Otto
Sem Gravidade (Trama T004/762-2)
Great singer songwriters are usually guitarists or piano players. But in Brazil
they are also percussionists.
Airto
Moreira, Naná Vasconcelos and Carlinhos Brown are all well established
international names. And on the strength of this CD, Otto is likely to join
them. It is rare to find a well-integrated album which improves on listening.

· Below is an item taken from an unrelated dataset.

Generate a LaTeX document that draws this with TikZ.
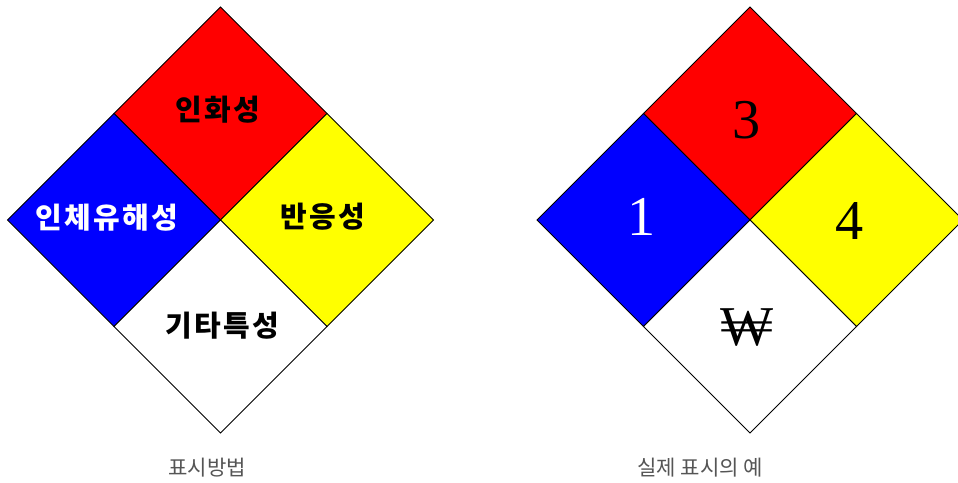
\documentclass[tikz,border=0pt]{standalone}
\usepackage{fontspec}
\newfontfamily\krfont{Noto Sans CJK KR}
\newfontfamily\krwide[LetterSpace=8]{Noto Sans CJK KR}
\newfontfamily\numfont{Liberation Serif}
\definecolor{nfred}{RGB}{255,0,0}
\definecolor{nfblue}{RGB}{0,0,255}
\definecolor{nfyellow}{RGB}{255,255,0}
\definecolor{capgray}{RGB}{85,85,85}
\usetikzlibrary{positioning}

\begin{document}
\begin{tikzpicture}[x=0.02cm,y=-0.02cm,
  quad/.style={draw=black,line width=0.5pt},
  lbl/.style={font=\krwide\bfseries\fontsize{16.5}{19}\selectfont},
  num/.style={font=\numfont\fontsize{32}{36}\selectfont},
  captext/.style={font=\krfont\fontsize{12}{14}\selectfont,text=capgray}]
  \useasboundingbox (0,0) rectangle (958,483);
  % Left diamond: meaning of each field
  \draw[quad,fill=nfred] (220.5,7) -- (327,113.5) -- (220.5,220) -- (114,113.5) -- cycle;
  \draw[quad,fill=nfblue] (114,113.5) -- (220.5,220) -- (114,326.5) -- (7.5,220) -- cycle;
  \draw[quad,fill=nfyellow] (327,113.5) -- (433.5,220) -- (327,326.5) -- (220.5,220) -- cycle;
  \draw[quad,fill=white] (220.5,220) -- (327,326.5) -- (220.5,433) -- (114,326.5) -- cycle;
  \node[lbl] (fire) at (218,110) {인화성};
  \node[lbl,text=white] (health) at (107,218) {인체유해성};
  \node[lbl] (react) at (323,217) {반응성};
  \node[lbl] (special) at (222,326) {기타특성};
  \node[captext] (capleft) at (207,468) {표시방법};
  % Right diamond: an actual example
  \draw[quad,fill=nfred] (750,7) -- (856.5,113.5) -- (750,220) -- (643.5,113.5) -- cycle;
  \draw[quad,fill=nfblue] (643.5,113.5) -- (750,220) -- (643.5,326.5) -- (537,220) -- cycle;
  \draw[quad,fill=nfyellow] (856.5,113.5) -- (963,220) -- (856.5,326.5) -- (750,220) -- cycle;
  \draw[quad,fill=white] (750,220) -- (856.5,326.5) -- (750,433) -- (643.5,326.5) -- cycle;
  \node[num] (firenum) at (747,120) {3};
  \node[num,text=white] (healthnum) at (642,217) {1};
  \node[num] (reactnum) at (850,221) {4};
  \node[num] (specialsym) at (747,328) {₩};
  \node[captext] (capright) at (700,468) {실제 표시의 예};
\end{tikzpicture}
\end{document}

This is one of them. It is as mature and well
thought through as a
Nitin
Sawhney, and has almost as many voices and atmospheres. Otto’s haunting
vocals drift across a druggy sea of mingled keyboards, tightly syncopated
percussion, guitars and assorted samples, paying reference to traditions past
and present; like MPB and mangue beat, trip hop and drum ‘n bass. At times he is
contemplative. At others he floats wistfully
like a Brazilian Jason Pierce, postures angrily, or laments poetically…
Only the first track, ‘Lavanda’ is weak. It is as if Otto didn’t know how to
begin the CD. But after this unprepossessing start he runs through a string of
dense and carefully wrought drugged up gems from the spacey ‘Tento Entender’ and
the trip hoppy ‘Pra Quem Tá Quente’ to the psychedlic funk rap of ‘Amarelo Manga’
and the haunting percussion counterpoint and multi-layered drifting keyboards of
‘Imaginar a Vida’.
Like other Brazilian percussionists, Otto has an impressive pedigree; playing
with or alongside the likes of Mundo Livre, Chico Science, Tom Ze and
Bebel
Gilberto. In 1998 his first recording was awarded the best album of the year
by São Paulo’s prestigious Associação Paulista de Críticos de Arte. Sem
Gravidade deserves firmly to consolidate his reputation.
Top of the world potential: Imaginar a Vida, Pra Quem Tá Quente or Dedo de Deus.